One part of estate planning is to name an estate administrator. This person carries the responsibility of managing and closing the estate upon the death of the decedent, and it is a job that requires a certain skillset.
Depending on the specific estate, administering it can be a challenging task. FindLaw discusses some of the common duties an executor performs. Some are to find and inform beneficiaries; locate, valuate and distribute assets; pay bills and upkeep for the estate; make court appearances and file and pay taxes for the estate.
Qualities of an effective executor
Although it helps if the estate administrator has financial and legal knowledge, it is not necessary if the executor is willing to enlist the help of professionals. A good administrator should be honest and trustworthy.
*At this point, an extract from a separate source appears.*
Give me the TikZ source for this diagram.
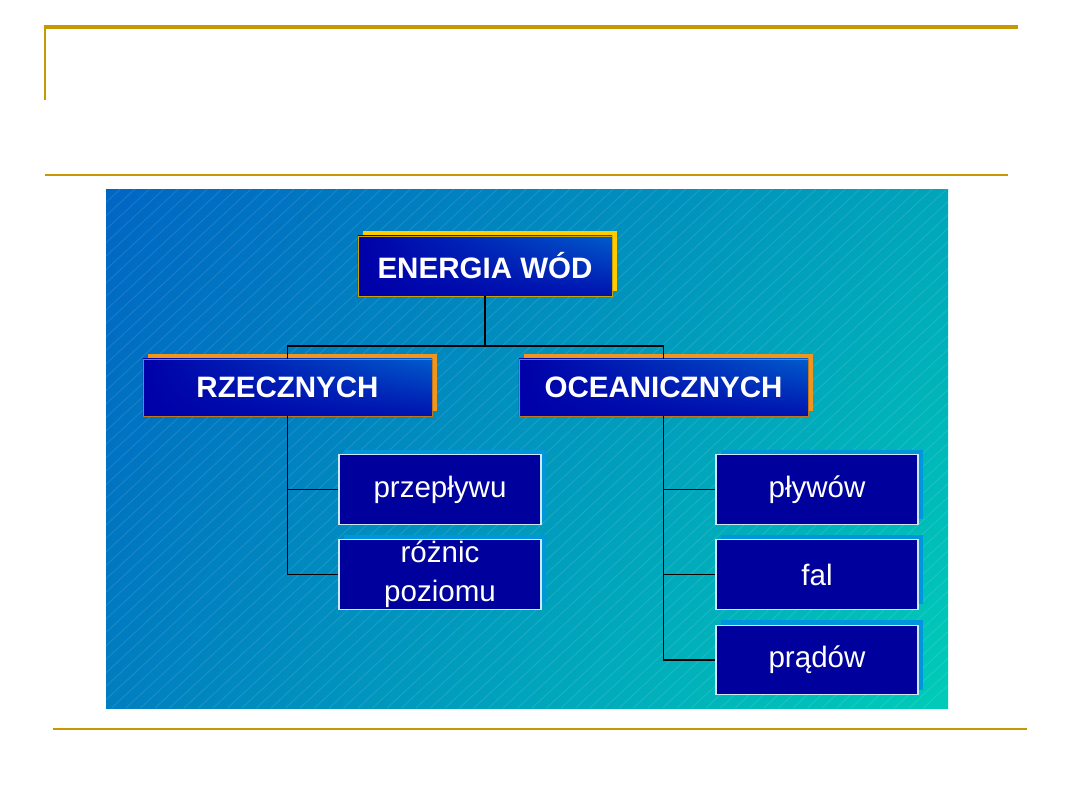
\documentclass[tikz,border=0pt]{standalone}
\usepackage{fontspec}
\setmainfont{Liberation Sans}
\usetikzlibrary{shadows,shadings}

\definecolor{gold}{RGB}{200,152,0}
\definecolor{bgtl}{RGB}{0,102,196}
\definecolor{bgtr}{RGB}{0,166,186}
\definecolor{bgbl}{RGB}{0,126,192}
\definecolor{bgbr}{RGB}{0,204,184}
\definecolor{navy}{RGB}{0,0,156}
\definecolor{boxlight}{RGB}{0,92,204}
\definecolor{boxdark}{RGB}{0,0,168}
\definecolor{yellowshadow}{RGB}{255,204,0}
\definecolor{orangeshadow}{RGB}{240,150,30}
\definecolor{blueshadow}{RGB}{0,150,222}

\begin{document}
\begin{tikzpicture}[
      x=0.025cm, y=-0.025cm,
      bigbox/.style={rectangle, inner sep=0pt, text=white,
        font=\fontsize{21}{25}\selectfont\bfseries,
        upper left=boxdark, lower left=boxdark, upper right=boxlight, lower right=boxdark!80!boxlight},
      topbox/.style={bigbox, draw=yellowshadow!80!black, line width=0.6pt,
        minimum width=6.35cm, minimum height=1.5cm,
        general shadow={fill=yellowshadow, shadow xshift=0.125cm, shadow yshift=0.125cm}},
      midbox/.style={bigbox, draw=orangeshadow!80!black, line width=0.6pt,
        minimum width=7.225cm, minimum height=1.425cm,
        general shadow={fill=orangeshadow, shadow xshift=0.125cm, shadow yshift=0.125cm}},
      leafbox/.style={rectangle, inner sep=0pt, fill=navy, draw=white!80!blueshadow, line width=0.8pt,
        text=white, align=center, font=\fontsize{21}{27.5}\selectfont,
        minimum width=5.05cm, minimum height=1.74cm,
        general shadow={fill=blueshadow, shadow xshift=0.125cm, shadow yshift=0.125cm}},
      link/.style={black, line width=0.8pt}
    ]

    \useasboundingbox (0,0) rectangle (1080,810);

    % ---- slide frame ----
    \draw[gold, line width=2.4pt] (44,27) -- (1018,27);
    \draw[gold, line width=1.4pt] (45,27) -- (45,100);
    \draw[gold, line width=1pt] (45,175) -- (1008,175);
    \draw[gold, line width=1.4pt] (53,729) -- (1027,729);

    % ---- background panel with stripes ----
    \shade[upper left=bgtl, upper right=bgtr, lower left=bgbl, lower right=bgbr]
      (106,189) rectangle (948,708);
    \begin{scope}
      \clip (106,189) rectangle (948,708);
      \foreach \i in {0,...,95}
        \draw[white, opacity=0.13, line width=0.5pt] ({106+\i*14.5-560},708) -- ({106+\i*14.5},189);
    \end{scope}

    % ---- column positions ----
    \def\xl{287.5}
    \def\xr{663.5}
    \def\xleafl{440}
    \def\xleafr{817}

    % ================= boxes =================
    \node[topbox] (energia) at (485,266) {ENERGIA WÓD};

    \node[midbox] (rzeczne) at (\xl,387.5) {RZECZNYCH};
    \node[midbox] (oceaniczne) at (\xr,387.5) {OCEANICZNYCH};

    \node[leafbox] (przeplyw) at (\xleafl,489.5) {przepływu};
    \node[leafbox] (roznice) at (\xleafl,574.5) {różnic\\poziomu};

    \node[leafbox] (plywy) at (\xleafr,489.5) {pływów};
    \node[leafbox] (fale) at (\xleafr,574.5) {fal};
    \node[leafbox] (prady) at (\xleafr,660) {prądów};

    % ================= connectors =================
    \coordinate (split) at (485,346);
    \draw[link] (energia.south) -- (split);
    \draw[link] (split) -| (rzeczne.north);
    \draw[link] (split) -| (oceaniczne.north);

    \draw[link] (rzeczne.south) |- (przeplyw.west);
    \draw[link] (rzeczne.south) |- (roznice.west);

    \draw[link] (oceaniczne.south) |- (plywy.west);
    \draw[link] (oceaniczne.south) |- (fale.west);
    \draw[link] (oceaniczne.south) |- (prady.west);

\end{tikzpicture}
\end{document}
Other key qualities include communication and organization.
It helps if the estate administrator lives in close proximity, as some of the duties require frequent property maintenance, mail checking and court visits. Some people also recommend naming someone who will inherit a sizable amount of the property, as this often ensures the executor will handle the administration process in a timely manner.
Estate planning for those with no children
Many people name spouses, siblings or children as executors. However, CNBC discusses the challenges some people encounter when going through the estate planning process if there are no children and siblings and spouses may not be around upon death.
In terms of naming an estate administrator, a bank, accountant or attorney can be an executor. For those who do not know who to distribute their assets to, charitable contributions are some options.